Created in 1932, Bartholdi Park at the U.S. Botanic Garden (USBG) has served as a demonstration garden for more than 80 years and until 2016 had not undergone a renovation since its original construction. The park’s renovation provided an opportunity to showcase SITES principles in action and USBG’s commitment to sustainability.
Plans for the park focused on five key areas: water, soil, vegetation, materials and human health. Strategies incorporated into the project included:
- Water: Ten rain gardens capture rainfall and allow it to soak into the ground, diverting runoff from D.C.’s combined sewer system. The rain gardens can accept up to 4,000 cubic feet of water in a 24-hour storm event – equivalent to 256 bathtubs of water. The project also used permeable paving and reduced the amount of impervious surface.

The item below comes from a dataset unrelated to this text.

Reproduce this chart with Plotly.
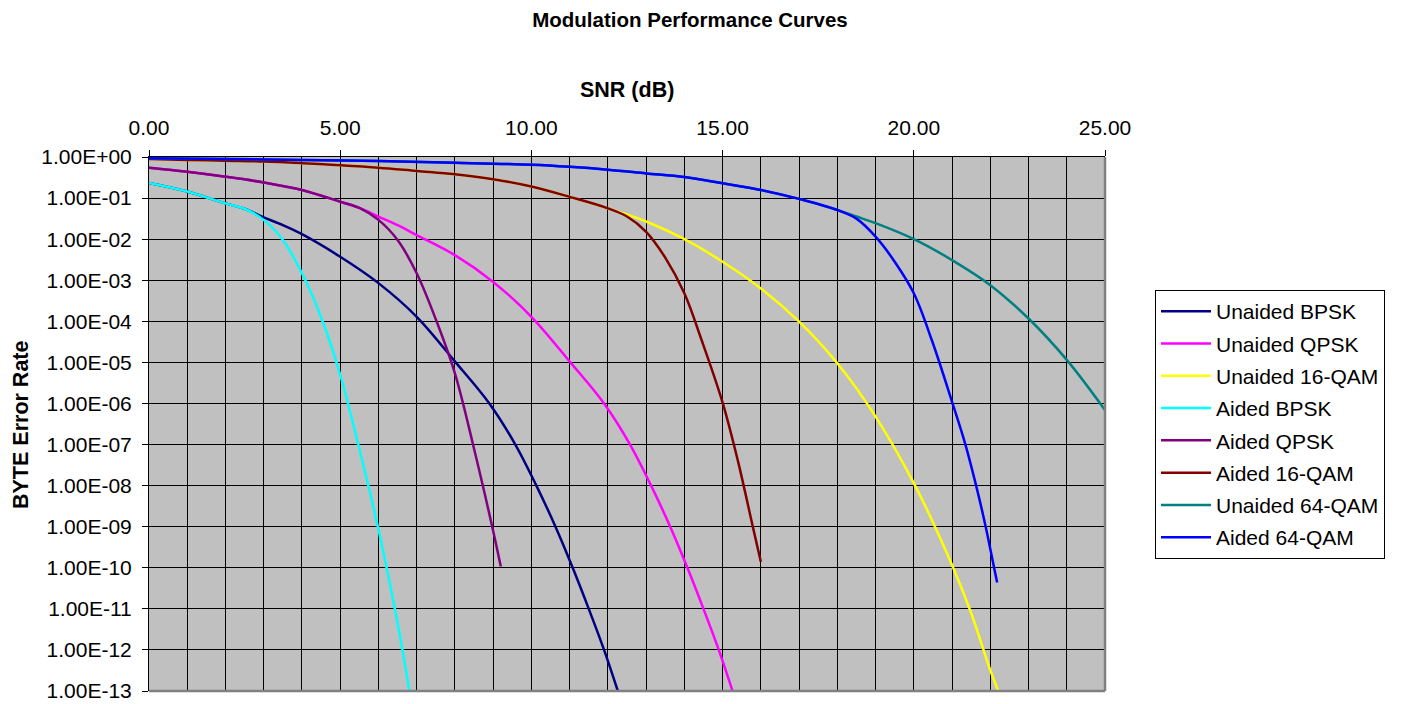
import plotly.graph_objects as go

# ---------------- data ----------------
series_names = ["Unaided BPSK", "Unaided QPSK", "Unaided 16-QAM", "Aided BPSK",
                "Aided QPSK", "Aided 16-QAM", "Unaided 64-QAM", "Aided 64-QAM"]
series_colors = ["#000080", "#FF00FF", "#FFFF00", "#00FFFF",
                 "#800080", "#800000", "#008080", "#0000FF"]

unaided_bpsk_x = [0, 1, 2, 2.5, 3, 3.5, 4, 5, 6, 7, 8.02, 8.9, 9.58, 10.13, 10.63, 11.08, 11.5, 11.9, 12.26]
unaided_bpsk_y = [0.234, 0.145, 0.0741, 0.055, 0.0339, 0.0219, 0.0132, 0.00372, 8.5e-4, 1.29e-4,
                  1e-5, 1e-6, 1e-7, 1e-8, 1e-9, 1e-10, 1e-11, 1e-12, 1e-13]

unaided_qpsk_x = [0, 1, 2, 3, 4, 5, 5.5, 6, 6.5, 7, 8, 9, 10, 11.02, 11.9, 12.58, 13.13, 13.63, 14.08,
                  14.5, 14.9, 15.26]
unaided_qpsk_y = [0.55, 0.437, 0.331, 0.24, 0.158, 0.0813, 0.0575, 0.0355, 0.0219, 0.0126, 0.00407,
                  9.1e-4, 1.29e-4, 1e-5, 1e-6, 1e-7, 1e-8, 1e-9, 1e-10, 1e-11, 1e-12, 1e-13]

unaided_16qam_x = [0, 1, 2, 3, 4, 5, 6, 7, 8, 9, 10, 11, 12, 12.5, 13, 14, 15, 16, 17, 18, 19, 20,
                   21, 21.5, 22, 22.21]
unaided_16qam_y = [0.891, 0.851, 0.813, 0.776, 0.708, 0.631, 0.55, 0.457, 0.38, 0.288, 0.191, 0.107,
                   0.0562, 0.0398, 0.0269, 0.01, 0.00282, 6.3e-4, 9.8e-5, 9.5e-6, 4.8e-7, 1.15e-8,
                   1.17e-10, 7.9e-12, 3.2e-13, 1e-13]

aided_bpsk_x = [0, 1, 2, 2.5, 3, 3.5, 4, 4.5, 5, 5.5, 6, 6.5, 6.81]
aided_bpsk_y = [0.234, 0.145, 0.0741, 0.055, 0.0295, 0.00955, 0.00148, 1.26e-4, 5.0e-6, 7.9e-8,
                8.7e-10, 4.5e-12, 1e-13]

aided_qpsk_x = [0, 1, 2, 3, 4, 5, 5.5, 6, 6.5, 7, 7.5, 8, 8.5, 9, 9.2]
aided_qpsk_y = [0.55, 0.437, 0.331, 0.24, 0.158, 0.0813, 0.0575, 0.0295, 0.00955, 0.00148, 1.12e-4,
                5.4e-6, 7.9e-8, 7.9e-10, 1.07e-10]

aided_16qam_x = [0, 1, 2, 3, 4, 5, 6, 7, 8, 9, 10, 11, 12, 12.5, 13, 13.5, 14, 14.45, 15, 15.4,
                 15.8, 16]
aided_16qam_y = [0.891, 0.851, 0.813, 0.776, 0.708, 0.631, 0.55, 0.457, 0.38, 0.288, 0.191, 0.107,
                 0.0562, 0.0355, 0.0151, 0.00355, 4.8e-4, 3.5e-5, 1.05e-6, 4.0e-8, 9.1e-10, 1.4e-10]

unaided_64qam_x = [0, 2, 4, 6, 8, 10, 11, 12, 13, 14, 15, 16, 17, 18, 18.5, 19, 20, 21, 22, 23, 24, 25]
unaided_64qam_y = [0.933, 0.891, 0.851, 0.794, 0.724, 0.646, 0.575, 0.49, 0.398, 0.324, 0.229, 0.158,
                   0.0955, 0.0513, 0.0355, 0.0245, 0.01, 0.00309, 7.6e-4, 1.17e-4, 1.15e-5, 6.9e-7]

aided_64qam_x = [0, 2, 4, 6, 8, 10, 11, 12, 13, 14, 15, 16, 17, 18, 18.5, 19, 19.5, 20, 20.47,
                 21, 21.35, 21.63, 21.88, 22.1, 22.18]
aided_64qam_y = [0.933, 0.891, 0.851, 0.794, 0.724, 0.646, 0.575, 0.49, 0.398, 0.324, 0.229, 0.158,
                 0.0955, 0.0513, 0.0316, 0.0115, 0.00282, 4.8e-4, 3.5e-5, 1.1e-6, 1e-7, 1e-8, 1e-9,
                 1e-10, 4.4e-11]

y_tick_values = [1e0, 1e-1, 1e-2, 1e-3, 1e-4, 1e-5, 1e-6, 1e-7, 1e-8, 1e-9, 1e-10, 1e-11, 1e-12, 1e-13]
y_tick_labels = ["1.00E+00", "1.00E-01", "1.00E-02", "1.00E-03", "1.00E-04", "1.00E-05", "1.00E-06",
                 "1.00E-07", "1.00E-08", "1.00E-09", "1.00E-10", "1.00E-11", "1.00E-12", "1.00E-13"]

all_x = [unaided_bpsk_x, unaided_qpsk_x, unaided_16qam_x, aided_bpsk_x,
         aided_qpsk_x, aided_16qam_x, unaided_64qam_x, aided_64qam_x]
all_y = [unaided_bpsk_y, unaided_qpsk_y, unaided_16qam_y, aided_bpsk_y,
         aided_qpsk_y, aided_16qam_y, unaided_64qam_y, aided_64qam_y]

# ---------------- figure ----------------
FONT = "Liberation Sans, Arial, Helvetica, sans-serif"
fig = go.Figure()
for i, (name, color, xs, ys) in enumerate(zip(series_names, series_colors, all_x, all_y)):
    fig.add_trace(go.Scatter(
        x=xs, y=ys, name=name, mode="lines", legendgroup=f"g{i}",
        line=dict(color=color, width=2.5, shape="spline", smoothing=1.0),
    ))

OFF = 8                       # page body margin offset
W, H = 1403 - OFF, 704 - OFF
L, T = 149 - OFF, 157 - OFF
pw, ph = 956, 534
R, B = W - L - pw, H - T - ph


def px(xp):
    return (xp - OFF - L) / pw


def py(yp):
    return (T + ph - (yp - OFF)) / ph


fig.update_layout(
    width=W, height=H,
    margin=dict(l=L, r=R, t=T, b=B, pad=0, autoexpand=False),
    paper_bgcolor="white", plot_bgcolor="#C0C0C0",
    font=dict(family=FONT, size=21, color="black"),
    title=dict(text="<b>Modulation Performance Curves</b>", x=(690 - OFF) / W, xanchor="center",
               y=1 - 4.5 / H, yanchor="top", font=dict(size=20.5, family=FONT)),
    showlegend=True,
    legend=dict(x=px(1155), y=py(290), xanchor="left", yanchor="top",
                bgcolor="white", bordercolor="black", borderwidth=1,
                font=dict(size=21, family=FONT), tracegroupgap=2, itemwidth=50,
                traceorder="grouped"),
    xaxis=dict(
        side="top", range=[0, 25], tick0=0, dtick=5, tickformat=".2f",
        showgrid=True, gridcolor="black", gridwidth=1, automargin=False,
        minor=dict(dtick=1, showgrid=True, gridcolor="black", gridwidth=1, ticklen=0),
        ticks="outside", ticklen=6, tickcolor="black", ticklabelstandoff=7,
        showline=True, linecolor="black", linewidth=1, mirror=False,
        zeroline=False, tickfont=dict(size=21),
    ),
    yaxis=dict(
        type="log", range=[-13, 0], tickmode="array", automargin=False,
        tickvals=y_tick_values, ticktext=y_tick_labels,
        showgrid=True, gridcolor="black", gridwidth=1,
        ticks="outside", ticklen=6, tickcolor="black", ticklabelstandoff=6,
        showline=True, linecolor="black", linewidth=1, mirror=False,
        zeroline=False, tickfont=dict(size=21),
    ),
    annotations=[
        dict(text="<b>SNR (dB)</b>", xref="paper", yref="paper", x=px(627), y=py(90),
             xanchor="center", yanchor="middle", showarrow=False, font=dict(size=21.5)),
        dict(text="<b>BYTE Error Rate</b>", xref="paper", yref="paper", x=px(21), y=py(425),
             xanchor="center", yanchor="middle", showarrow=False, textangle=-90,
             font=dict(size=21.5)),
    ],
    shapes=[
        dict(type="line", xref="paper", yref="paper", x0=1, x1=1, y0=0, y1=1,
             line=dict(color="#808080", width=2.5), layer="above"),
        dict(type="line", xref="paper", yref="paper", x0=0, x1=1, y0=0, y1=0,
             line=dict(color="#808080", width=2.5), layer="above"),
    ],
)

fig.write_html("out.html")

- Vegetation: The gardens in Bartholdi Park showcases plants native to the Mid-Atlantic region and a collection of edible plants in permanent and seasonal plantings in a new kitchen garden. The project team was able to save multiple large trees and shrubs; other plants were reused on Capitol Hill and in D.C. Public Schools.
- Soil: During the renovation, topsoil was removed and saved off-site, amended with organic compost and returned to the park for the new plantings. In areas where plants were saved, the soil was also protected from compaction.
- Materials: Existing concrete sidewalks were crushed and then used as the base layer under the new sidewalks. Previous stone walls were disassembled and their stones were reused in the new walls for the raised kitchen garden. Flagstone from previous pathways was also salvaged to create new paths. To include locally sourced furniture, a Virginia company built seating and tables from a white oak that had fallen naturally during a storm.
- Human Health: The park connects people to nature through programming that includes yoga and nature-in-motion walks. Additional seating, a water fountain, and bicycle parking were added. Tours and signage explain the sustainable features, providing inspiration for how to apply these principles at home.
The USBG is an original partner in the development of SITES along with the Lady Bird Johnson Wildflower Center at the University of Texas at Austin and the American Society of Landscape Architects.